To be honest, I really have to wonder why any politician in their right mind would want to be in AIPAC’s good graces. Espionage scandal aside, this is an organization which yesterday booed Nancy Pelosi for denouncing the Iraq War (at a time when 70% of Jewish Americans have come out against the war) and cheered a notorious antisemite, John Hagee, for his Rapture-inspired pro-Israel rhetoric.
The organization has shifted so far to the right, that even traditional Zionist organizations are coming forward to rebuke the group. Today Ameinu, formerly known as the Labor Zionist Alliance, issued a statement denouncing AIPAC’s 2007 Action Agenda, claiming that AIPAC’s “radical hawkish positions [...] would curtail current tentative Palestinian-Israeli peace efforts [...] contrary to the national security interests of both the United States and Israel.”
AIPAC has jumped the shark and it’s not like no one has noticed. The organization has risen more suspicion of its activities in the last few years than in all of its existence. The only candidates that would coddle AIPAC at this point either have to be operating on a number of wrong-headed and “deeply troubling” assumptions relating to Jewish wealth, power and influence, or simply recognize that AIPAC is just using “Jewish interests” as a sock-puppet for its real agenda — defense contracting.
Frankly, my ideal presidential candidate is one who refuses to kowtow to AIPAC. Rather, my ideal candidate cares what 70% of American Jews have to say about the war in Iraq — that pro-peace majority that wants an end to the Israeli occupation, but isn’t as wealthy and powerful as those who want this misery to persist indefinitely.
In that respect, Barack Obama has a tough choice to make: Which Jewish voters does he want to appeal to? The 80% of Jews who vote Democrat and are both pro-Israel and pro-peace, or the deluded pro-Bush, right-wing Zionists (Jewish and Christian alike) that comprise AIPAC’s core constituency?

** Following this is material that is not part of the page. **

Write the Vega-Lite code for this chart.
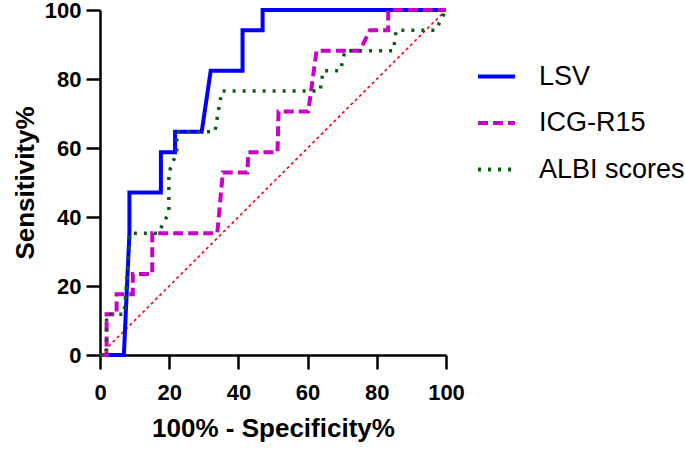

I’d rather vote for the guy who sticks it to AIPAC in the name of Middle East peace, than the guy who sucks up to AIPAC for fear of the overreaching influence of a pro-Israel lobby that appears to be completely out of touch with the constituency whose interests it allegedly represents.
If he chooses the latter, it should no longer be considered either alarming or antisemitic to be suspicious of the undue influence of American Jews over American politics — specifically that 20% of them on the right. When the votes of 20% of American Jews are more important than those of the other 80%, you no longer have a conspiracy theory but a stark reality deserving of the scrutiny it incurs.
Sadly, considering that AIPAC’s treasurer is on Obama’s finance committee, it looks like he’s already made his decision. Hence the thought of Obama being unattractive to “the Israel-firsters” seeming absurd to me. Considering that a sizable number of Gazans have been without running water and electricity since Israel’s invasion this past summer, that a mere acknowledgment of their suffering should be “deeply troubling” to the likes of AIPAC’s cretin supporters, just goes to show how completely inhumane and out of touch with reality they are. That this is whose favor Obama is seeking is the only legitimate reason he should lose the Jewish vote.